Başından beri, Sağlıkta Dönüşüm Programı’nın uygulandığı her aşamada yapılan açıklamalar, kurulan internet şikâyet siteleri bu saldırı ve şiddeti arttırmaktadır.
Uygulanan performans ücretlendirme sistemi ile daha kısa süreler içerisinde daha çok hasta muayene etme, gereksiz ameliyat ve tetkik istemlerinde yaşanan artışlar sebebiyle iş yükü artmaktadır.”

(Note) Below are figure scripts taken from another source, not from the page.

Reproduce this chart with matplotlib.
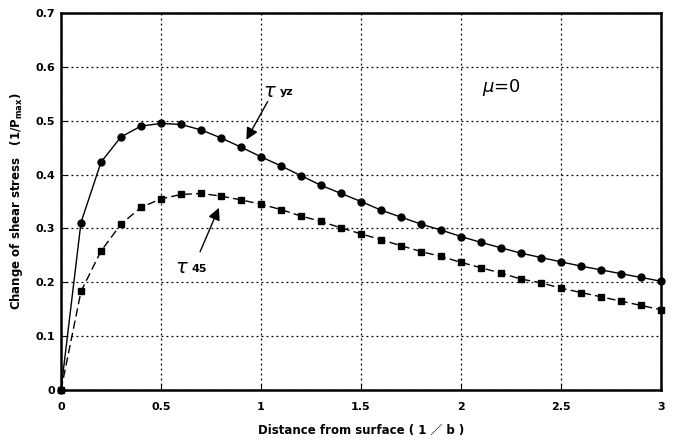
import matplotlib
matplotlib.use('Agg')
import matplotlib.pyplot as plt

# distance from surface (1/b)
dist = [0.0, 0.1, 0.2, 0.3, 0.4, 0.5, 0.6, 0.7, 0.8, 0.9, 1.0,
        1.1, 1.2, 1.3, 1.4, 1.5, 1.6, 1.7, 1.8, 1.9, 2.0,
        2.1, 2.2, 2.3, 2.4, 2.5, 2.6, 2.7, 2.8, 2.9, 3.0]
tau_yz = [0.0, 0.311, 0.423, 0.470, 0.490, 0.495, 0.493, 0.483, 0.468, 0.451, 0.433,
          0.416, 0.398, 0.380, 0.365, 0.350, 0.334, 0.321, 0.308, 0.297, 0.285,
          0.274, 0.264, 0.254, 0.246, 0.238, 0.230, 0.223, 0.216, 0.209, 0.202]
tau_45 = [0.0, 0.183, 0.258, 0.308, 0.339, 0.355, 0.363, 0.365, 0.360, 0.353, 0.345,
          0.335, 0.323, 0.313, 0.301, 0.290, 0.279, 0.268, 0.257, 0.248, 0.237,
          0.227, 0.217, 0.206, 0.199, 0.189, 0.181, 0.173, 0.165, 0.157, 0.149]
xticks = [0, 0.5, 1, 1.5, 2, 2.5, 3]
xtick_labels = ['0', '0.5', '1', '1.5', '2', '2.5', '3']
yticks = [0, 0.1, 0.2, 0.3, 0.4, 0.5, 0.6, 0.7]
ytick_labels = ['0', '0.1', '0.2', '0.3', '0.4', '0.5', '0.6', '0.7']

plt.rcParams['font.family'] = ['DejaVu Sans']
fig = plt.figure(figsize=(6.77, 4.43), dpi=100)
ax = fig.add_axes([61 / 677, 53 / 443, 600 / 677, 377 / 443])

ax.plot(dist, tau_yz, color='black', linewidth=1.0, marker='o', markersize=5,
        clip_on=False, zorder=3)
ax.plot(dist, tau_45, color='black', linewidth=1.0, linestyle=(0, (6, 3)),
        marker='s', markersize=5, clip_on=False, zorder=3)

ax.set_xlim(0, 3)
ax.set_ylim(0, 0.7)
ax.set_xticks(xticks)
ax.set_xticklabels(xtick_labels)
ax.set_yticks(yticks)
ax.set_yticklabels(ytick_labels)
ax.tick_params(direction='in', length=4, labelsize=8)
ax.tick_params(axis='x', pad=9)
ax.tick_params(axis='y', pad=4)
for lab in ax.get_xticklabels() + ax.get_yticklabels():
    lab.set_fontweight('bold')
ax.grid(True, color='black', linestyle=(0, (1.5, 2.5)), linewidth=0.9)
for sp in ax.spines.values():
    sp.set_linewidth(1.8)

ax.set_xlabel('Distance from surface ( 1 ／ b )', fontsize=8.5, fontweight='bold',
              family=['DejaVu Sans', 'Noto Sans CJK JP'], labelpad=8)
ax.set_ylabel('Change of shear stress   (1/P$_{\\mathbf{max}}$)', fontsize=8.5,
              fontweight='bold', labelpad=8)

ax.annotate('', xy=(0.92, 0.460), xytext=(1.04, 0.54),
            arrowprops=dict(arrowstyle='-|>', color='black', lw=1.0,
                            mutation_scale=18))
ax.text(1.01, 0.555, '$\\tau$', fontsize=14, ha='left', va='center')
ax.text(1.095, 0.553, 'yz', fontsize=8, fontweight='bold', ha='left', va='center')

ax.annotate('', xy=(0.795, 0.343), xytext=(0.69, 0.252),
            arrowprops=dict(arrowstyle='-|>', color='black', lw=1.0,
                            mutation_scale=18))
ax.text(0.57, 0.227, '$\\tau$', fontsize=14, ha='left', va='center')
ax.text(0.655, 0.225, '45', fontsize=8, fontweight='bold', ha='left', va='center')

ax.text(2.2, 0.561, '$\\mu$=0', fontsize=13, ha='center', va='center')

plt.savefig('out.png', dpi=100)
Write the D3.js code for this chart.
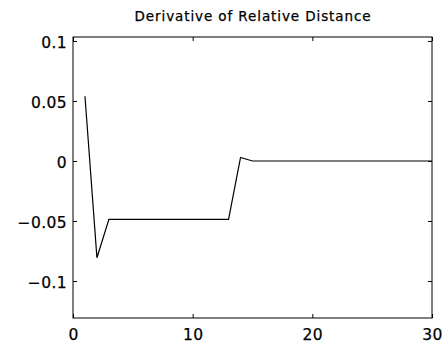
<!DOCTYPE html>
<html>
<head>
<meta charset="utf-8">
<script src="https://cdn.jsdelivr.net/npm/d3@7"></script>
<style>
  body { margin: 0; background: #fff; }
  svg text { font-family: "DejaVu Sans", sans-serif; fill: #000; stroke: #000; stroke-width: 0.25px; }
</style>
</head>
<body>
<div id="chart"></div>
<script>
// data
var xValues = [1, 2, 3, 4, 5, 6, 7, 8, 9, 10, 11, 12, 13, 14, 15, 16, 17, 18, 19, 20,
               21, 22, 23, 24, 25, 26, 27, 28, 29, 30];
var yValues = [0.054, -0.0806, -0.0486, -0.0486, -0.0486, -0.0486, -0.0486, -0.0486, -0.0486, -0.0486,
               -0.0486, -0.0486, -0.0486, 0.003, 0, 0, 0, 0, 0, 0,
               0, 0, 0, 0, 0, 0, 0, 0, 0, 0];
var xTicks = [0, 10, 20, 30];
var yTicks = [-0.1, -0.05, 0, 0.05, 0.1];
var titleText = "Derivative of Relative Distance";

var W = 447, H = 344;
var m = {left: 73, right: 15, top: 37, bottom: 26};
var w = W - m.left - m.right, h = H - m.top - m.bottom;

var svg = d3.select("#chart").append("svg").attr("width", W).attr("height", H);
var g = svg.append("g").attr("transform", "translate(" + m.left + "," + m.top + ")");

var x = d3.scaleLinear().domain([0, 30]).range([0, w]);
var y = d3.scaleLinear().domain([-0.1308, 0.1033]).range([h, 0]);

var fmt = function(d){ return d === 0 ? "0" : (d < 0 ? "\u2212" : "") + String(Math.abs(d)); };

//box
g.append("rect").attr("width", w).attr("height", h)
  .attr("fill", "none").attr("stroke", "#000").attr("stroke-width", 1);

//inward ticks on all four sides, labels only left/bottom
var tl = 4;
g.append("g").attr("transform", "translate(0," + h + ")")
  .call(d3.axisBottom(x).tickValues(xTicks).tickSize(-tl).tickPadding(10.5).tickFormat(fmt))
  .call(function(s){ s.select(".domain").remove(); });
g.append("g")
  .call(d3.axisTop(x).tickValues(xTicks).tickSize(-tl).tickFormat(""))
  .call(function(s){ s.select(".domain").remove(); });
g.append("g")
  .call(d3.axisLeft(y).tickValues(yTicks).tickSize(-tl).tickPadding(6).tickFormat(fmt))
  .call(function(s){ s.select(".domain").remove(); s.selectAll("text").attr("dy", "0.42em"); });
g.append("g").attr("transform", "translate(" + w + ",0)")
  .call(d3.axisRight(y).tickValues(yTicks).tickSize(-tl).tickFormat(""))
  .call(function(s){ s.select(".domain").remove(); });
g.selectAll(".tick line").attr("stroke", "#000");
g.selectAll(".tick text").attr("font-size", 15.5).attr("letter-spacing", 0.4)
  .attr("font-family", "'DejaVu Sans', sans-serif");

//the line
var line = d3.line().x(function(d, i){ return x(xValues[i]); }).y(function(d){ return y(d); });
g.append("path").datum(yValues).attr("d", line)
  .attr("fill", "none").attr("stroke", "#000").attr("stroke-width", 1.2);

//title
svg.append("text").attr("x", m.left + w / 2 + 0.5).attr("y", 20.7)
  .attr("text-anchor", "middle").attr("font-size", 13.5).attr("letter-spacing", 0.9)
  .text(titleText);
</script>
</body>
</html>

Yağcı, şiddetin bir iş kazası olarak kabul edilip buna göre gerekli düzenlemelerin yapılması istedi. Yağcı, ayrıca şu önerilerde bulundu: “Sağlık personeline yönelik şiddette bulunan veya şiddet teşebbüsünde bulunanlarla ilgili adli süreçlerin hızlı bir şekilde ilerlemesini sağlamak. Adalet Bakanlığı istatistiklerine bakıldığında kamu görevlisine mukavemet suçundan açılan davalarda oldukça büyük artışlar olmasına rağmen, sağlık personeli söz konusu olduğunda emniyetin ve savcılıkların yeterli ilgiyi göstermedikleri anlaşılmaktadır.
Sağlık işkolu en fazla eksik istihdamla hizmet veren işkoludur. Bu durum sağlık personelinin iş yükünü oldukça artırmıştır. Bir an önce eksik istihdam giderilmeli, daha fazla sağlık personeli istihdamı sağlanarak iş yükü azaltılmalıdır.
Asistan hekimlerin uzun çalışma süreleri kısaltılmalı, bütün çalışanların nöbet ertesi izin kullanmaları sağlanmalı.
Çalışan güvenliği konusunda alınması gereken tedbirler alınmalı, sorumluluğunu yerine getirmeyen ilgili yöneticiler eğitilmeli veya değiştirilmelidir.